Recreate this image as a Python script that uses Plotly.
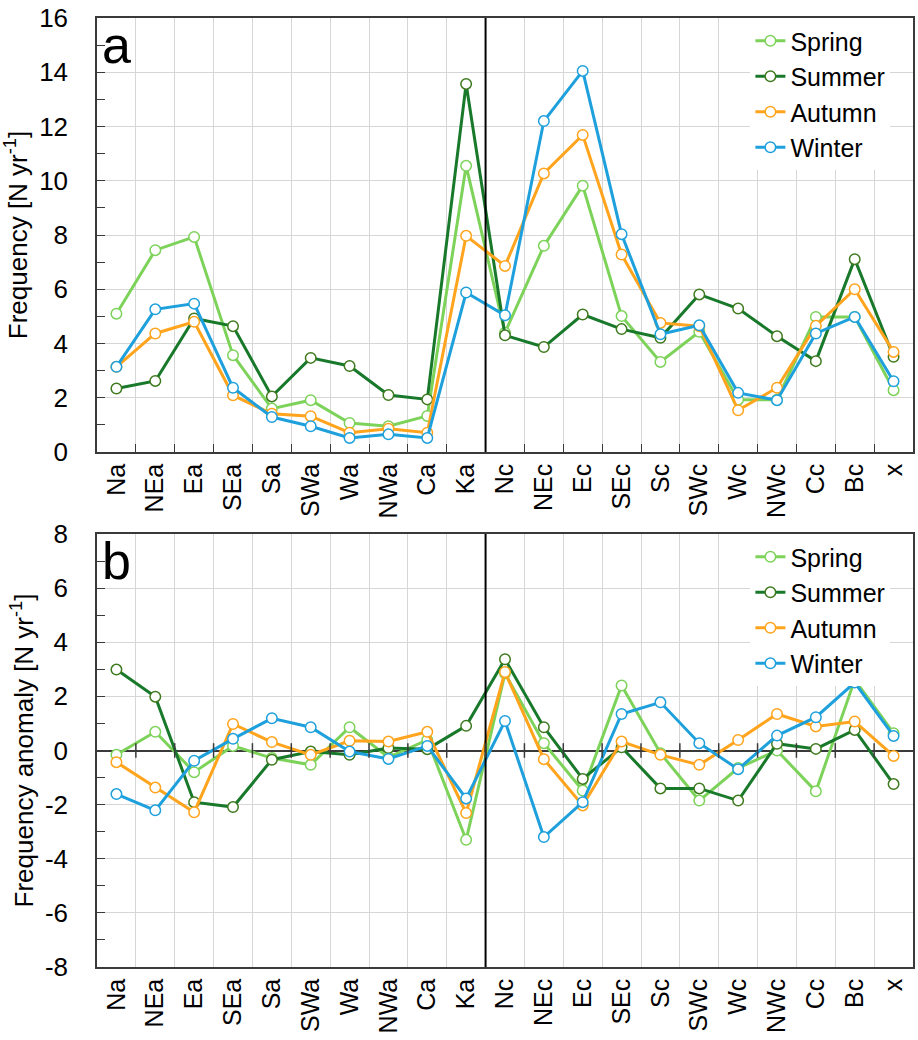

* * *

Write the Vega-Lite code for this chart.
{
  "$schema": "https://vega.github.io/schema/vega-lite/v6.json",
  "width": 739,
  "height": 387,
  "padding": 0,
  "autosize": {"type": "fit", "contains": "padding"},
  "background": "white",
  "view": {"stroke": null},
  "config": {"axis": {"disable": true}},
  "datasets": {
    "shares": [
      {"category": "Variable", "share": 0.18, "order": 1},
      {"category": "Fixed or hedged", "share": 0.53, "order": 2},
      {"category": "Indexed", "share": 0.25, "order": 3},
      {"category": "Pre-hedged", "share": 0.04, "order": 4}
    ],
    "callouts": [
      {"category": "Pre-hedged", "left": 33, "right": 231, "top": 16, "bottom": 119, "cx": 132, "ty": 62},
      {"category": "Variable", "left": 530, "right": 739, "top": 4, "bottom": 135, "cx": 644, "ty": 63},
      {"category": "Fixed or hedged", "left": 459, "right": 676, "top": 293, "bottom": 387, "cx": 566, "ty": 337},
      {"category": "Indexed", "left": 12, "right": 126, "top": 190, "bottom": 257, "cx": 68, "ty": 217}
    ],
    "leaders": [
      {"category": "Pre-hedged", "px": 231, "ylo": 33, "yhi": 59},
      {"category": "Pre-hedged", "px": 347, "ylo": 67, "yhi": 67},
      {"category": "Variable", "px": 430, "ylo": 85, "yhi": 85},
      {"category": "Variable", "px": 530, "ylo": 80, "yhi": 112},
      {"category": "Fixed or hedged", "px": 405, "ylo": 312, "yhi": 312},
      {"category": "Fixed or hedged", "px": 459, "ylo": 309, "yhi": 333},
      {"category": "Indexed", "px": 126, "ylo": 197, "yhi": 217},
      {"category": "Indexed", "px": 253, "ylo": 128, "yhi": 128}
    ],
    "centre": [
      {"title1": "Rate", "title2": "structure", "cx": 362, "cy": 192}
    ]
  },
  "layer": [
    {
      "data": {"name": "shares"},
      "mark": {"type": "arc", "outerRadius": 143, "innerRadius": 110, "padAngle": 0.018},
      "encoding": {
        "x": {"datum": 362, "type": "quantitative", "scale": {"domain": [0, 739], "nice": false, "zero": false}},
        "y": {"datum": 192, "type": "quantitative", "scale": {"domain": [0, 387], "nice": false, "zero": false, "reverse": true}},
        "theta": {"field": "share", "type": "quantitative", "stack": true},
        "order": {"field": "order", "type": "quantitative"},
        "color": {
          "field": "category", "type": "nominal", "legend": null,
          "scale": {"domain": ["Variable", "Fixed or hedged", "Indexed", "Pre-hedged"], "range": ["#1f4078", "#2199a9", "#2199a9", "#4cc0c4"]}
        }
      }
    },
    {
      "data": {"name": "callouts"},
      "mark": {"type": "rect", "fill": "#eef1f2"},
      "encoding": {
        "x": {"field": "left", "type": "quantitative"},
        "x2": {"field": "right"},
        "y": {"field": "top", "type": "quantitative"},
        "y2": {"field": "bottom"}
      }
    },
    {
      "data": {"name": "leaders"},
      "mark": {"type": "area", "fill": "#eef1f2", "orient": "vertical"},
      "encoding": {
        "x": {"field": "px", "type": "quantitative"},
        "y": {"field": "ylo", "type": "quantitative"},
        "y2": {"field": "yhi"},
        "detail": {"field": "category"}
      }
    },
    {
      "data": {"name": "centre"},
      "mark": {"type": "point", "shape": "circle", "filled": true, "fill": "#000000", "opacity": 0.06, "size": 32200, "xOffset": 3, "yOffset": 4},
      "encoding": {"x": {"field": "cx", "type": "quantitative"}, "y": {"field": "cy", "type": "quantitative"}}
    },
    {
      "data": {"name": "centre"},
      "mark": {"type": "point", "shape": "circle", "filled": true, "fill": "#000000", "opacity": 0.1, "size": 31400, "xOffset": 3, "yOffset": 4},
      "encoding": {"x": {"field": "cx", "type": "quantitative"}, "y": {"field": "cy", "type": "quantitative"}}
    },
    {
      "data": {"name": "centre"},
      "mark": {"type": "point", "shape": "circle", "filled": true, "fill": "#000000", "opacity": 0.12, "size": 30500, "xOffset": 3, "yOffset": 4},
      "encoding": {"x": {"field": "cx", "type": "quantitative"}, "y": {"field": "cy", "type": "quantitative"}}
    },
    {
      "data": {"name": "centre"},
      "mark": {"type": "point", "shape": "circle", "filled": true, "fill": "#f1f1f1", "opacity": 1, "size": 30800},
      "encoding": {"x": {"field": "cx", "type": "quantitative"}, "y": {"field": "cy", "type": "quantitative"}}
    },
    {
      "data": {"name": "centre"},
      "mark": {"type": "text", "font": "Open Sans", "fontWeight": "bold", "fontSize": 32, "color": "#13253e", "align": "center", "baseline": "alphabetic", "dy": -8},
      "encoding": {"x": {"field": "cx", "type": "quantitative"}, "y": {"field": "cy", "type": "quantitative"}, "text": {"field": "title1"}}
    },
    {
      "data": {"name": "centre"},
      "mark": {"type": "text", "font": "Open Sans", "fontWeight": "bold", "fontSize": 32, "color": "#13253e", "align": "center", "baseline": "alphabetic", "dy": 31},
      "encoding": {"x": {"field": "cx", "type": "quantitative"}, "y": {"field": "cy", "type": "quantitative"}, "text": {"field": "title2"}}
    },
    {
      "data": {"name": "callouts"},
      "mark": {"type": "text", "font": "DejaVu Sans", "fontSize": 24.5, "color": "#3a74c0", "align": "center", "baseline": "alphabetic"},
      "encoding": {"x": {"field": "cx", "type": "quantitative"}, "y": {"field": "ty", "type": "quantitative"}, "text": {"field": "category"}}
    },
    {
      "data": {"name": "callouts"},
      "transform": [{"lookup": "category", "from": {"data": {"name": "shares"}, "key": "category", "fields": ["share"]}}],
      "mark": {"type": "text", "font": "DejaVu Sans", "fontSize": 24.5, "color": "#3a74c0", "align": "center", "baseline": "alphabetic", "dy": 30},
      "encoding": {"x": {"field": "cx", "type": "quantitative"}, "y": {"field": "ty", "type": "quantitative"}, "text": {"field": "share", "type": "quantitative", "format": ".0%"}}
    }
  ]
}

## [Task instructions]
Give only the number of lines above that hold the string "this".

## [The reply]
2